Thursday, February 7, 2008

Maybe it ain't all bad news...

This blog from Candy Minx came to my attention today and it is illuminating for all sorts of reasons. One, it surely pours some cold water all over the pointy heads of those in the US who pooh pooh universal health care and only spout a litany of evil. Two, it might even cause a few of us to consider that you don't have to live down here to be at the head of line when it comes to science and medicine.

Our friends in Canada where universal health care is a way of life, and has been for a long time, have accumulated a rather impressive lists of accomplishments from this nefarious system.

Maybe the Canadians need to take a page from our illustrious system and have their own FDA so their terminally ill folks can be protected from experimental drugs or kept from trials with flippant exclusive criteria. Some of us with ALS feel that we are protected to death.

Do I recall that the recent China lead toy import onslaught affected those to the north?

Heck if there was was CDA, maybe they could ban pharmaceuticals from the US and thereby keep their prices floating as high as ours. I mean why should we be the only ones where the choice between being able to purchase meds or eating is de rigeur?

Oh, let me pry my tongue from being firmly stuck in my cheek. Actually, these days my tongue doesn't do much that I tell it to. I am told it may be ALS. Could that be?

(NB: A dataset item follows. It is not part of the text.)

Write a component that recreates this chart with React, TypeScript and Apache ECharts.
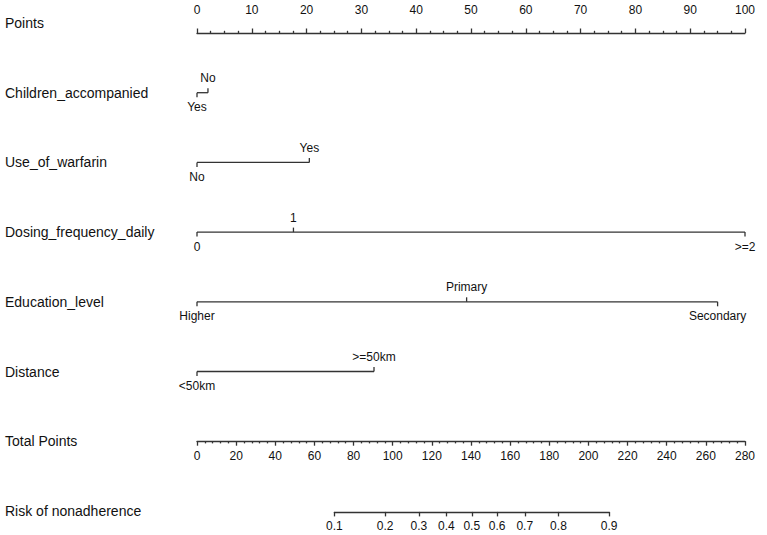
import React, { useEffect, useRef } from "react";
import * as echarts from "echarts";

// ---------- data ----------
const rowNames = [
  "Points",
  "Children_accompanied",
  "Use_of_warfarin",
  "Dosing_frequency_daily",
  "Education_level",
  "Distance",
  "Total Points",
  "Risk of nonadherence",
];

const childrenLevels = ["Yes", "No"];
const childrenPoints = [0, 2];
const warfarinLevels = ["No", "Yes"];
const warfarinPoints = [0, 20.5];
const dosingLevels = ["0", "1", ">=2"];
const dosingPoints = [0, 17.6, 100];
const educationLevels = ["Higher", "Primary", "Secondary"];
const educationPoints = [0, 49.2, 95];
const distanceLevels = ["<50km", ">=50km"];
const distancePoints = [0, 32.3];

const pointsMin = 0;
const pointsMax = 100;
const pointsStep = 10;
const totalMin = 0;
const totalMax = 280;
const totalStep = 20;
const riskValues = [0.1, 0.2, 0.3, 0.4, 0.5, 0.6, 0.7, 0.8, 0.9];
const riskCentre = 140.4; // total points where risk = 0.5
const riskSlope = 0.0313; // logit change per total point

// ---------- layout ----------
const W = 767;
const H = 535;
const LEFT = 197;
const RIGHT = 22;
const ROW0 = 23;
const ROWGAP = 69.7;
const LINE = "#333333";
const TEXT = "#111111";
const FONT = '"Liberation Sans", Arial, sans-serif';

const rowY = (i: number) => ROW0 + i * ROWGAP;

const variables = [
  { levels: childrenLevels, points: childrenPoints },
  { levels: warfarinLevels, points: warfarinPoints },
  { levels: dosingLevels, points: dosingPoints },
  { levels: educationLevels, points: educationPoints },
  { levels: distanceLevels, points: distancePoints },
];

const riskTp = riskValues.map(
  (p) => riskCentre + Math.log(p / (1 - p)) / riskSlope
);

export default function App() {
  const ref = useRef<HTMLDivElement>(null);

  useEffect(() => {
    if (!ref.current) return;
    const chart = echarts.init(ref.current, undefined, { renderer: "svg" });
    const plotW = W - LEFT - RIGHT;
    const tpToPx = (tp: number) =>
      LEFT + (plotW * (tp - totalMin)) / (totalMax - totalMin);
    const riskLeft = tpToPx(riskTp[0]);
    const riskRight = W - tpToPx(riskTp[riskTp.length - 1]);

    const axisLine = { lineStyle: { color: LINE, width: 1.3 } };
    const tickStyle = { color: LINE, width: 1.3 };
    const labelStyle = { color: TEXT, fontSize: 12, fontFamily: FONT };

    const option: any = {
      animation: false,
      backgroundColor: "#ffffff",
      textStyle: { fontFamily: FONT },
      grid: [
        { left: LEFT, right: RIGHT, top: rowY(0), height: 10 },
        { left: LEFT, right: RIGHT, top: 0, bottom: 0 },
        { left: LEFT, right: RIGHT, top: rowY(6) - 10, height: 10 },
        { left: riskLeft, right: riskRight, top: rowY(7) + 1 - 10, height: 10 },
      ],
      xAxis: [
        {
          gridIndex: 0,
          type: "value",
          position: "top",
          min: pointsMin,
          max: pointsMax,
          interval: pointsStep,
          axisLine,
          axisTick: { length: 4.5, lineStyle: tickStyle },
          minorTick: { show: true, splitNumber: 4, length: 2.2, lineStyle: tickStyle },
          axisLabel: { ...labelStyle, margin: 7 },
          splitLine: { show: false },
        },
        {
          gridIndex: 1,
          type: "value",
          min: pointsMin,
          max: pointsMax,
          show: false,
        },
        {
          gridIndex: 2,
          type: "value",
          position: "bottom",
          min: totalMin,
          max: totalMax,
          interval: totalStep,
          axisLine,
          axisTick: { length: 4.5, lineStyle: tickStyle },
          minorTick: { show: true, splitNumber: 5, length: 2.2, lineStyle: tickStyle },
          axisLabel: { ...labelStyle, margin: 9 },
          splitLine: { show: false },
        },
        {
          gridIndex: 3,
          type: "value",
          position: "bottom",
          min: riskTp[0],
          max: riskTp[riskTp.length - 1],
          axisLine,
          axisTick: { length: 4.5, lineStyle: tickStyle, customValues: riskTp },
          axisLabel: {
            ...labelStyle,
            margin: 8,
            customValues: riskTp,
            showMinLabel: true,
            showMaxLabel: true,
            formatter: (v: number) => {
              let best = 0;
              riskTp.forEach((t, i) => {
                if (Math.abs(t - v) < Math.abs(riskTp[best] - v)) best = i;
              });
              return riskValues[best].toFixed(1);
            },
          },
          splitLine: { show: false },
        },
      ],
      yAxis: [
        { gridIndex: 0, type: "value", show: false },
        { gridIndex: 1, type: "value", show: false, min: 0, max: H, inverse: true },
        { gridIndex: 2, type: "value", show: false },
        { gridIndex: 3, type: "value", show: false },
      ],
      graphic: rowNames.map((name, i) => ({
        type: "text",
        x: 5,
        y: rowY(i),
        style: {
          text: name,
          fill: TEXT,
          font: `14px ${FONT}`,
          verticalAlign: "middle",
          align: "left",
        },
      })),
      series: [
        {
          type: "custom",
          xAxisIndex: 1,
          yAxisIndex: 1,
          clip: false,
          data: variables.map((v, i) => [v.points[0], rowY(i + 1)]),
          renderItem: (params: any, api: any) => {
            const v = variables[params.dataIndex];
            const y = api.value(1) as number;
            const children: any[] = [];
            const p0 = api.coord([Math.min(...v.points), y]);
            const p1 = api.coord([Math.max(...v.points), y]);
            children.push({
              type: "line",
              shape: { x1: p0[0], y1: p0[1], x2: p1[0], y2: p1[1] },
              style: { stroke: LINE, lineWidth: 1.3 },
            });
            v.points.forEach((pt, j) => {
              const c = api.coord([pt, y]);
              const dir = j % 2 === 0 ? 1 : -1;
              children.push({
                type: "line",
                shape: { x1: c[0], y1: c[1], x2: c[0], y2: c[1] + dir * 4.5 },
                style: { stroke: LINE, lineWidth: 1.3 },
              });
              children.push({
                type: "text",
                x: c[0],
                y: c[1] + dir * 14.5,
                style: {
                  text: v.levels[j],
                  fill: TEXT,
                  font: `12px ${FONT}`,
                  align: "center",
                  verticalAlign: "middle",
                },
              });
            });
            return { type: "group", children };
          },
        },
      ],
    };
    chart.setOption(option);
    return () => chart.dispose();
  }, []);

  return (
    <div
      ref={ref}
      style={{ position: "fixed", left: 0, top: 0, width: W, height: H, background: "#fff" }}
    />
  );
}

Just in case the link to Candy's Agnostic Minx blog didn't show, here it is:

http://gnosticminx.blogspot.com/2008/02/i-wonder-why-there-conspiracy-theories.html

2 comments:

Candy Minx said...

Hi, thanks for the shout out.

I see you are a relatively new blog...and I am guessing that you have family or friends diagnosed with ALS? Hence your focused blog?

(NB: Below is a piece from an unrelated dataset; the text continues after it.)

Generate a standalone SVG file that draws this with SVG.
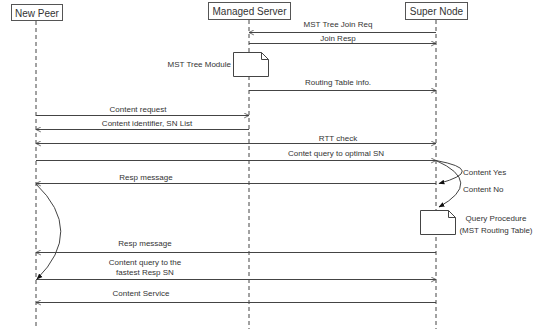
<svg xmlns="http://www.w3.org/2000/svg" width="537" height="329" viewBox="0 0 537 329">
<style>
.life{stroke:#444;stroke-width:1;stroke-dasharray:4 3;fill:none}
.hdr{fill:#fff;stroke:#555;stroke-width:1}
.msg{stroke:#444;stroke-width:1;fill:none}
.note{fill:#fff;stroke:#444;stroke-width:1}
text{font-family:"Liberation Sans",Arial,sans-serif;fill:#333}
.h{font-size:10px;text-anchor:middle}
.l{font-size:8px;text-anchor:middle}
.s{font-size:8px}
</style>
<defs>
<marker id="open" viewBox="0 0 10 10" refX="9" refY="5" markerWidth="6" markerHeight="6" markerUnits="userSpaceOnUse" orient="auto-start-reverse">
<path d="M1,1 L9,5 L1,9" fill="none" stroke="#444" stroke-width="1.3"/>
</marker>
<marker id="fill" viewBox="0 0 10 10" refX="9" refY="5" markerWidth="6" markerHeight="6" markerUnits="userSpaceOnUse" orient="auto">
<path d="M0,1 L10,5 L0,9 Z" fill="#111"/>
</marker>
</defs>
<g id="lifelines">
<line class="life" x1="36" y1="21" x2="36" y2="329"/>
<line class="life" x1="249" y1="20" x2="249" y2="329"/>
<line class="life" x1="436" y1="20" x2="436" y2="329"/>
</g>
<g id="new-peer">
<rect class="hdr" x="11.5" y="4.5" width="51" height="16"/>
<text class="h" x="37" y="16.5">New Peer</text>
</g>
<g id="managed-server">
<rect class="hdr" x="208.5" y="2.5" width="82" height="17"/>
<text class="h" x="249.5" y="15">Managed Server</text>
</g>
<g id="super-node">
<rect class="hdr" x="405.5" y="2.5" width="62" height="17"/>
<text class="h" x="436.5" y="15">Super Node</text>
</g>
<g id="mst-tree-module">
<path class="note" d="M233.5,52.5 H261.5 L268.5,59.5 V76.5 H233.5 Z"/>
<path class="msg" d="M261.5,52.5 V59.5 H268.5"/>
<text class="s" x="231" y="67" text-anchor="end">MST Tree Module</text>
</g>
<g id="query-procedure">
<path class="note" d="M420.5,210.5 H448.5 L455.5,217.5 V234.5 H420.5 Z"/>
<path class="msg" d="M448.5,210.5 V217.5 H455.5"/>
<text class="l" x="496" y="221">Query Procedure</text>
<text class="l" x="496" y="233">(MST Routing Table)</text>
</g>
<g id="connectors">
<line class="msg" x1="436" y1="32.5" x2="249" y2="32.5" marker-end="url(#open)"/>
<text class="l" x="338" y="27">MST Tree Join Req</text>
<line class="msg" x1="249" y1="43.5" x2="436" y2="43.5" marker-end="url(#open)"/>
<text class="l" x="338" y="41">Join Resp</text>
<line class="msg" x1="249" y1="90.5" x2="436" y2="90.5" marker-end="url(#open)"/>
<text class="l" x="338" y="85">Routing Table info.</text>
<line class="msg" x1="36" y1="115.5" x2="249" y2="115.5" marker-end="url(#open)"/>
<text class="l" x="138" y="112">Content request</text>
<line class="msg" x1="249" y1="129.5" x2="36" y2="129.5" marker-end="url(#open)"/>
<text class="l" x="147" y="126">Content identifier, SN List</text>
<line class="msg" x1="36" y1="143.5" x2="436" y2="143.5" marker-start="url(#open)" marker-end="url(#open)"/>
<text class="l" x="338" y="141">RTT check</text>
<line class="msg" x1="36" y1="160.5" x2="436" y2="160.5" marker-end="url(#open)"/>
<text class="l" x="336" y="156">Contet query to optimal SN</text>
<line class="msg" x1="436" y1="183.5" x2="36" y2="183.5" marker-end="url(#open)"/>
<text class="l" x="146" y="180">Resp message</text>
<path class="msg" d="M436,160.5 Q487,170 439,183.5" marker-end="url(#fill)"/>
<text class="s" x="463" y="175">Content Yes</text>
<path class="msg" d="M436,160.5 Q484,182 439,207" marker-end="url(#fill)"/>
<text class="s" x="463" y="192">Content No</text>
<line class="msg" x1="436" y1="252.5" x2="36" y2="252.5" marker-end="url(#open)"/>
<text class="l" x="145" y="246">Resp message</text>
<line class="msg" x1="36" y1="279.5" x2="436" y2="279.5" marker-end="url(#open)"/>
<text class="l" x="145" y="265">Content query to the</text>
<text class="l" x="145" y="275">fastest Resp SN</text>
<path class="msg" d="M36,184 Q85,231 37,279" marker-end="url(#fill)"/>
<line class="msg" x1="436" y1="302.5" x2="36" y2="302.5" marker-end="url(#open)"/>
<text class="l" x="141" y="296">Content Service</text>
</g>
</svg>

I don't know if Canada is on the cutting edsge of research for ALS but there are some research projects and fundraising...for example here:

http://www.als.ca/_news/4340.aspx

http://www.alsmb.ca/news.aspx

I don't believe there are reasons to disclaim mustual countries styles of health care...but rather we can learn form our differences ya know? My goal isn't to "force feed "universal health care to U.S. but rather to highlight to my government that we like our universal health care system...and not to be pressured by big coprporations to change it or privatize it.

We have another kind of difference in Canada...we don't have the same attitude to medication. In U.S. tv commercials are always selling drugs...we don't have those in Canada...I'd like to believe because we are open-minded to preventative care rather than leaving ehalth to last minute and then needing drugs...but

I don't claim to understand this difference of attitude.

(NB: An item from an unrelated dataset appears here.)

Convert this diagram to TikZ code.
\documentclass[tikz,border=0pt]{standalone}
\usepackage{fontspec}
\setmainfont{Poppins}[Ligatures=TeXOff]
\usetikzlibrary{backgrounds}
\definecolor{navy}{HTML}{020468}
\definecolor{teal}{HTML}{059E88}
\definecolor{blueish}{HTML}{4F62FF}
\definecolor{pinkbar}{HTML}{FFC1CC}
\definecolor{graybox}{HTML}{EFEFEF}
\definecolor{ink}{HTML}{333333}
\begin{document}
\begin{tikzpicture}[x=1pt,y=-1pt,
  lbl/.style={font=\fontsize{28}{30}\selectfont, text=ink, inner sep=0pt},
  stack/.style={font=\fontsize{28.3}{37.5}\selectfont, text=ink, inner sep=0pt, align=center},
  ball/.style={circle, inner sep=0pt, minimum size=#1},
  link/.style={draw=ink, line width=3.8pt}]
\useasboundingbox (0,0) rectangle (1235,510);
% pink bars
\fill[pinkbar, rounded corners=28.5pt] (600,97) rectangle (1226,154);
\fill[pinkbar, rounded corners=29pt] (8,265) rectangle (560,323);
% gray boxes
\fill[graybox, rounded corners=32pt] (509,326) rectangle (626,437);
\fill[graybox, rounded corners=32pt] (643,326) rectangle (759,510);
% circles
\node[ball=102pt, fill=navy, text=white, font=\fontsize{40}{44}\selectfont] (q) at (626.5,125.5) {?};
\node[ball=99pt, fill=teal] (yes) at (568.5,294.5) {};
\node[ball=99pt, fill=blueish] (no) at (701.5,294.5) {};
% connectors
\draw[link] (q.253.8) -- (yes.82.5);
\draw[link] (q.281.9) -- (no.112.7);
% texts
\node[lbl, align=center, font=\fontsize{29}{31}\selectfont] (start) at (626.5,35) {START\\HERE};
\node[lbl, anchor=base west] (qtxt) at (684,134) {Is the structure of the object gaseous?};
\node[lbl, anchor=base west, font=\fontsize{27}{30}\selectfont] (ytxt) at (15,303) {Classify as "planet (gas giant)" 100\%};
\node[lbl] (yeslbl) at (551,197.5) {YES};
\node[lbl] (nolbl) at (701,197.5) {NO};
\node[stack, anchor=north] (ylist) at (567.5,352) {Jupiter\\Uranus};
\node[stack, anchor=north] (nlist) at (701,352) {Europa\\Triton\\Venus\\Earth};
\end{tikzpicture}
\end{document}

I find it more interesting than antagonistic, if you see what I mean.

Cheers, and best of luck on your public awareness blogging!

ALS Grumpy said...

Candy,

Cheers to you for giving this old grumpy ALS patient a reason to shout.

You and I are on the same sheet of music or prescription pad, or whatever.

It seems to me that no one has the lock on the market for superior knowledge and practices. Although, come to think of it, some of us seem not to realize that others can teach us.

Collaboration and cooperation, especially when it comes to health care, is a goal I drop to my bony old knees every day to achieve rather than competition and adversarial posturing and where profit and pride trumps patient care. (As the erudite Geico gecko says, "that is a figure of speech, I can no longer drop to my bony old knees, ALS stopped that that.)

When you mention the scary practice by TV up Canada way to not spend a billion loonies a year on TV commercials, I could hear the big US pharma's squealing as they slammed their fingers in the cash drawer. My goodness, how could you possibly even infer that the huge expense paid for flashy commercials to pressure harried doctors to write scripts might be better spent on research or some other triviality?

Down our way, erectile dysfunction and leaking bladder remedies and their merits as seen on our dinner time commercials throughout our country must be far more important than research on meds for so-called orphan diseases.

I always cringe when I hear that term, orphan diseases, but I never gave it a thought until I became one of the orphans. I digress.

Candy, I thank you again for being the precipitant by which I could raise what little voice I have remaining (ALS robs one of the ability to speak) to promote the subversive concept that we can learn something from others.